Published 12:00 am Monday, May 12, 2014

Hood Theological Seminary, in cooperation with the Southern Arts Project and the Rev. Shirley Sims Gray, widow of nationally renowned artist Johnnie Lee Gray and student at Hood Theological Seminary, will host an exhibition of 21 pieces of the original artwork created by Johnnie Lee Gray.
A silent auction of giclée reproductions of the original artwork will be available during the exhibit, with a portion of the proceeds going to the seminary.
The exhibit and silent auction will be held in the Aymer Center the week of today through May 17 and is open to the public Monday through Wednesday from 10 a.m. until 7 p.m. and to the seminary community Thursday through Saturday.

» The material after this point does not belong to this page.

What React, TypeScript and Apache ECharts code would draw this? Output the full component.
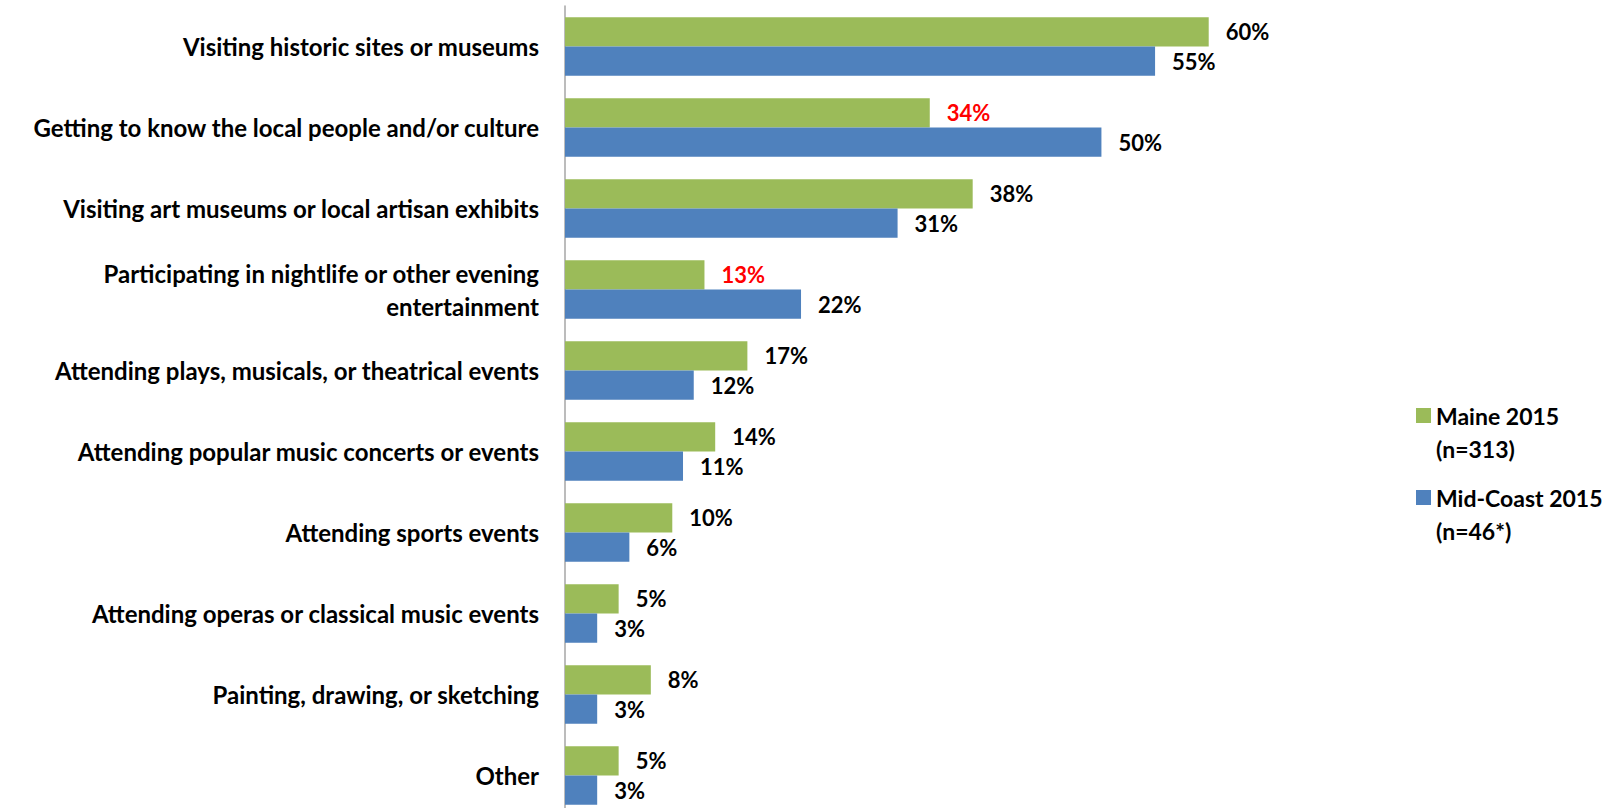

Raised by South Carolina sharecroppers, Johnnie Lee Gray was born poor and lived in a segregated rural community in the 1950s. He worked as a carpenter and handyman to support himself, his wife Shirley, and his artistic pursuits. Like other self-taught artists, he often painted on scavenged materials like discarded plywood and used house paints. His paintings depict the triumph of the human spirit and its ability to rise above any indignity.
New York Life discovered the paintings of the late Johnnie Lee Gray when researching for an art exhibit on the story of Jim Crow and in 2002 sponsored the first-ever national exhibition of the paintings of Johnnie Lee Gray. In promoting the Gray exhibit, New York Life said, “By exhibiting his work nationwide, we not only grant Johnnie Lee Gray his rightful place among American artists, we also honor his subjects. Although, in their time, the people in his paintings may have been on the invisible outer edges of U.S. society, they will now never be forgotten.”
The previews of that exhibit were held at Russell Rotunda in Washington, D.C., and at Forbes Galleries in New York City, and subsequently the show traveled to Schomburg Center for Research in Black Culture in New York and then onto Chicago, Atlanta and Los Angeles throughout 2003.
In expressing her desire to make arrangements for this nationally acclaimed exhibit to come to Hood Seminary, the Rev. Shirley Sims Gray said, “This is an exciting opportunity both to honor the works of my late husband and to help this special seminary.”
Hood Theological Seminary, located at 1810 Lutheran Synod Drive, is a graduate and professional school where intellectual discourse and ministerial preparation occur in tandem within the framework of a community of faith. Accredited by the Association of Theological Schools in the United States and Canada, the seminary is sponsored by the AME Zion Church and approved by the University Senate of the United Methodist Church. Its student body includes persons from many different denominations. As a theological seminary, it provides for the church an educational community in which Christian maturity and ministerial preparation take place together.